• INSTRUCTIONS FOR THE TASK: Nothing outside the lines from the one containing "Clone this chart in matplotlib." down to the one containing "edgecolor=grid_grey, linewidth=1.2))" belongs in the copy; print that span exactly, both ends included, with pictures removed.

═══ ENTRIES SHOWN

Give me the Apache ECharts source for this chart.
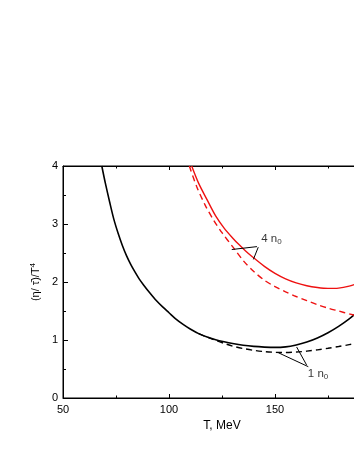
<!DOCTYPE html>
<html><head><meta charset="utf-8">
<script src="https://cdn.jsdelivr.net/npm/echarts@6/dist/echarts.min.js"></script>
<style>html,body{margin:0;padding:0;background:#fff;overflow:hidden;width:354px;height:458px}#c{width:400px;height:458px}</style>
</head><body><div id="c"></div>
<script>
// Data
const blackSolidT = [68.3,70,72,74,76,78,80,82,84,86,88,91,94,97,100,103,107,110,114,118,122,126,130,135,140,145,150,155,160,165,170,175,180,185,190];
const blackSolidV = [4.0,3.7,3.38,3.08,2.84,2.63,2.45,2.30,2.17,2.05,1.95,1.81,1.68,1.57,1.47,1.37,1.26,1.19,1.11,1.05,1.005,0.97,0.94,0.91,0.89,0.878,0.872,0.882,0.915,0.965,1.035,1.125,1.235,1.365,1.515];
const blackDashT = [114,118,122,126,130,135,140,145,150,155,160,165,170,175,180,185,190];
const blackDashV = [1.11,1.05,0.995,0.942,0.895,0.853,0.822,0.80,0.788,0.785,0.792,0.808,0.83,0.857,0.887,0.92,0.955];
const redSolidT = [110.7,114,117.8,122,126,130,133,136,139,145,150,155,160,165,170,175,180,185,190];
const redSolidV = [4.0,3.70,3.43,3.14,2.93,2.76,2.645,2.54,2.445,2.27,2.15,2.055,1.985,1.935,1.905,1.89,1.895,1.93,1.99];
const redDashT = [109.6,113,117,121,125,130,135,140,145,150,155,160,165,170,175,180,185,190];
const redDashV = [4.0,3.65,3.33,3.07,2.85,2.61,2.37,2.18,2.03,1.92,1.83,1.75,1.68,1.61,1.55,1.50,1.45,1.405];
const xTicks = [50,100,150,200];
const yTicks = [0,1,2,3,4];
const annot4 = {text:'4', arrows:[[[141.5,2.61],[129.6,2.56]],[[142.1,2.60],[139.8,2.39]]], label:[143.5,2.74]};
const annot1 = {text:'1', arrows:[[[165.7,0.54],[151.6,0.78]],[[164.9,0.57],[160.2,0.88]]], label:[165.5,0.41]};

const zip = (a,b)=>a.map((t,i)=>[t,b[i]]);
const font = '"Liberation Sans", Arial, sans-serif';
const chart = echarts.init(document.getElementById('c'), null, {renderer:'canvas'});

function annotSeries(a){
  return [{
    type:'line', data:[], silent:true,
    markLine:{
      silent:true, symbol:['none','arrow'], symbolSize:[0,8],
      label:{show:false},
      itemStyle:{color:'#000'},
      lineStyle:{color:'#000', width:1, type:'solid'},
      emphasis:{disabled:true},
      data:a.arrows.map(ar=>[{coord:ar[0]},{coord:ar[1]}])
    }
  },{
    type:'scatter', data:[a.label], symbolSize:0, silent:true,
    label:{show:true, position:'right', distance:0,
      formatter:'{m|'+a.text+' n}{s|0}',
      rich:{m:{fontFamily:font,fontSize:11.5,color:'#000'},s:{fontFamily:font,fontSize:8,color:'#000',verticalAlign:'bottom',padding:[6,0,0,0]}}}
  }];
}

const axisCommon = {
  type:'value', axisLine:{show:true,onZero:false,lineStyle:{color:'#000',width:1}},
  splitLine:{show:false}
};
chart.setOption({
  animation:false,
  grid:{left:63, top:166, right:19, bottom:60, containLabel:false, show:true, borderColor:'#000', borderWidth:1, backgroundColor:'transparent'},
  xAxis:[{
    ...axisCommon, position:'bottom', min:xTicks[0], max:xTicks[xTicks.length-1], interval:50,
    axisTick:{show:true, inside:true, length:4, lineStyle:{color:'#000'}},
    minorTick:{show:true, splitNumber:2, length:2.5, lineStyle:{color:'#000'}},
    axisLabel:{color:'#000', fontFamily:font, fontSize:11, margin:6},
    name:'T, MeV', nameLocation:'middle', nameGap:19,
    nameTextStyle:{color:'#000', fontFamily:font, fontSize:12}
  },{
    ...axisCommon, position:'top', min:xTicks[0], max:xTicks[xTicks.length-1], interval:50,
    axisTick:{show:true, inside:true, length:4, lineStyle:{color:'#000'}},
    minorTick:{show:true, splitNumber:2, length:2.5, lineStyle:{color:'#000'}},
    axisLabel:{show:false}
  }],
  yAxis:[{
    ...axisCommon, position:'left', min:yTicks[0], max:yTicks[yTicks.length-1], interval:1,
    axisTick:{show:true, inside:true, length:5, lineStyle:{color:'#000'}},
    minorTick:{show:true, splitNumber:2, length:3, lineStyle:{color:'#000'}},
    axisLabel:{color:'#000', fontFamily:font, fontSize:11, margin:5},
    name:'(η/ τ̄)/T{sup|4}', nameLocation:'middle', nameGap:20, nameRotate:90,
    nameTextStyle:{color:'#000', fontFamily:font, fontSize:11,
      rich:{sup:{fontFamily:font,fontSize:8,verticalAlign:'top',padding:[0,0,6,0]}}}
  },{
    ...axisCommon, position:'right', min:0, max:4, interval:1,
    axisTick:{show:true, inside:true, length:5}, axisLabel:{show:false}
  }],
  series:[
    {type:'line', data:zip(blackSolidT,blackSolidV), showSymbol:false, smooth:0.3,
     lineStyle:{color:'#000', width:1.6}},
    {type:'line', data:zip(blackDashT,blackDashV), showSymbol:false, smooth:0.3,
     lineStyle:{color:'#000', width:1.4, type:[6,4]}},
    {type:'line', data:zip(redSolidT,redSolidV), showSymbol:false, smooth:0.3,
     lineStyle:{color:'#ee1111', width:1.4}},
    {type:'line', data:zip(redDashT,redDashV), showSymbol:false, smooth:0.3,
     lineStyle:{color:'#ee1111', width:1.4, type:[6,4]}},
    ...annotSeries(annot4),
    ...annotSeries(annot1)
  ]
});
</script></body></html>
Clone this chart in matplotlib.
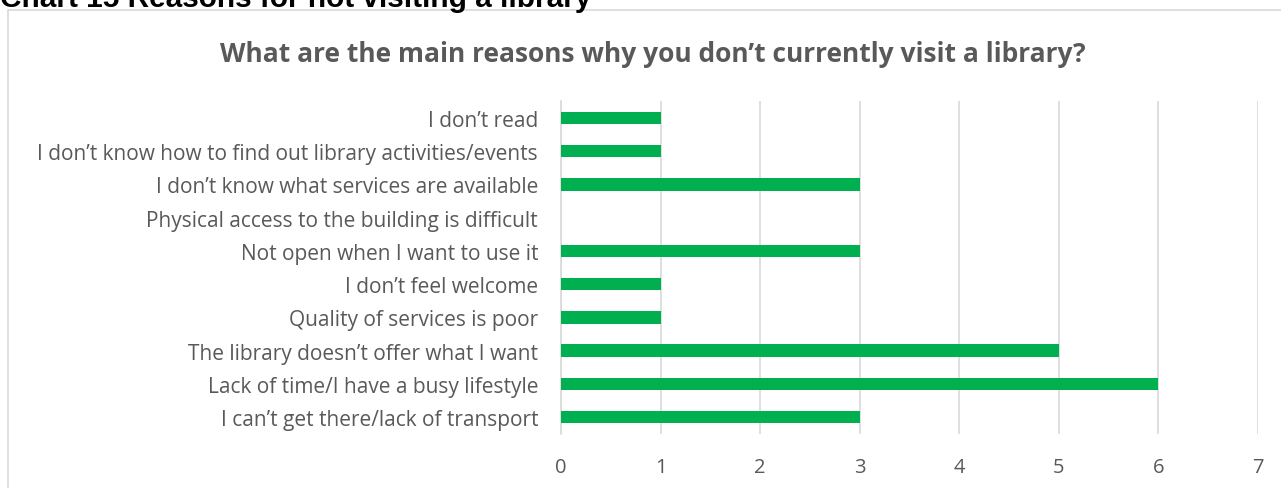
import matplotlib.pyplot as plt
from matplotlib.patches import Rectangle

# survey answers, listed bottom to top as drawn
reasons = [
    "I can\u2019t get there/lack of transport",
    "Lack of time/I have a busy lifestyle",
    "The library doesn\u2019t offer what I want",
    "Quality of services is poor",
    "I don\u2019t feel welcome",
    "Not open when I want to use it",
    "Physical access to the building is difficult",
    "I don\u2019t know what services are available",
    "I don\u2019t know how to find out library activities/events",
    "I don\u2019t read",
]
counts = [3, 6, 5, 1, 1, 3, 0, 3, 1, 1]
x_ticks = [0, 1, 2, 3, 4, 5, 6, 7]

text_grey = "#595959"
grid_grey = "#d9d9d9"
bar_green = "#00B050"

plt.rcParams["font.family"] = ["Open Sans", "DejaVu Sans"]

fig = plt.figure(figsize=(12.81, 4.89), dpi=100)

# chart frame, runs off the right and bottom edges
fig.patches.append(Rectangle((8 / 1281, -0.1), 1.2, 1.1 - 11 / 489,
                             transform=fig.transFigure, fill=False,
                             edgecolor=grid_grey, linewidth=1.2))

fig.text(0.0, 1 - 7 / 489, "Chart 15 Reasons for not visiting a library",
         family="Liberation Sans", fontweight="bold", fontsize=21.4,
         va="baseline", ha="left", color="black")

fig.text(653 / 1281, 1 - 62 / 489,
         "What are the main reasons why you don\u2019t currently visit a library?",
         fontweight="bold", fontsize=19, color=text_grey,
         ha="center", va="baseline")

ax = fig.add_axes([561 / 1281, 0.111, (1258 - 561) / 1281, 0.6796])
ax.barh(range(len(reasons)), counts, height=0.37, color=bar_green, zorder=3)

ax.set_xlim(0, 7)
ax.set_ylim(-0.5, len(reasons) - 0.5)
ax.set_xticks(x_ticks)
ax.set_yticks(range(len(reasons)))
ax.set_yticklabels(reasons)
ax.tick_params(axis="both", length=0, colors=text_grey)
ax.tick_params(axis="x", labelsize=14.5, pad=16.5)
ax.tick_params(axis="y", labelsize=15, pad=16.5)

ax.grid(axis="x", color=grid_grey, linewidth=1.2, zorder=0)
for side in ["top", "right", "bottom"]:
    ax.spines[side].set_visible(False)
ax.spines["left"].set_color(grid_grey)
ax.spines["left"].set_linewidth(1.2)

fig.savefig("out.png", dpi=100)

══════

• TASK RESULT:
Clone this chart in matplotlib.
import matplotlib.pyplot as plt
from matplotlib.patches import Rectangle

# survey answers, listed bottom to top as drawn
reasons = [
    "I can\u2019t get there/lack of transport",
    "Lack of time/I have a busy lifestyle",
    "The library doesn\u2019t offer what I want",
    "Quality of services is poor",
    "I don\u2019t feel welcome",
    "Not open when I want to use it",
    "Physical access to the building is difficult",
    "I don\u2019t know what services are available",
    "I don\u2019t know how to find out library activities/events",
    "I don\u2019t read",
]
counts = [3, 6, 5, 1, 1, 3, 0, 3, 1, 1]
x_ticks = [0, 1, 2, 3, 4, 5, 6, 7]

text_grey = "#595959"
grid_grey = "#d9d9d9"
bar_green = "#00B050"

plt.rcParams["font.family"] = ["Open Sans", "DejaVu Sans"]

fig = plt.figure(figsize=(12.81, 4.89), dpi=100)

# chart frame, runs off the right and bottom edges
fig.patches.append(Rectangle((8 / 1281, -0.1), 1.2, 1.1 - 11 / 489,
                             transform=fig.transFigure, fill=False,
                             edgecolor=grid_grey, linewidth=1.2))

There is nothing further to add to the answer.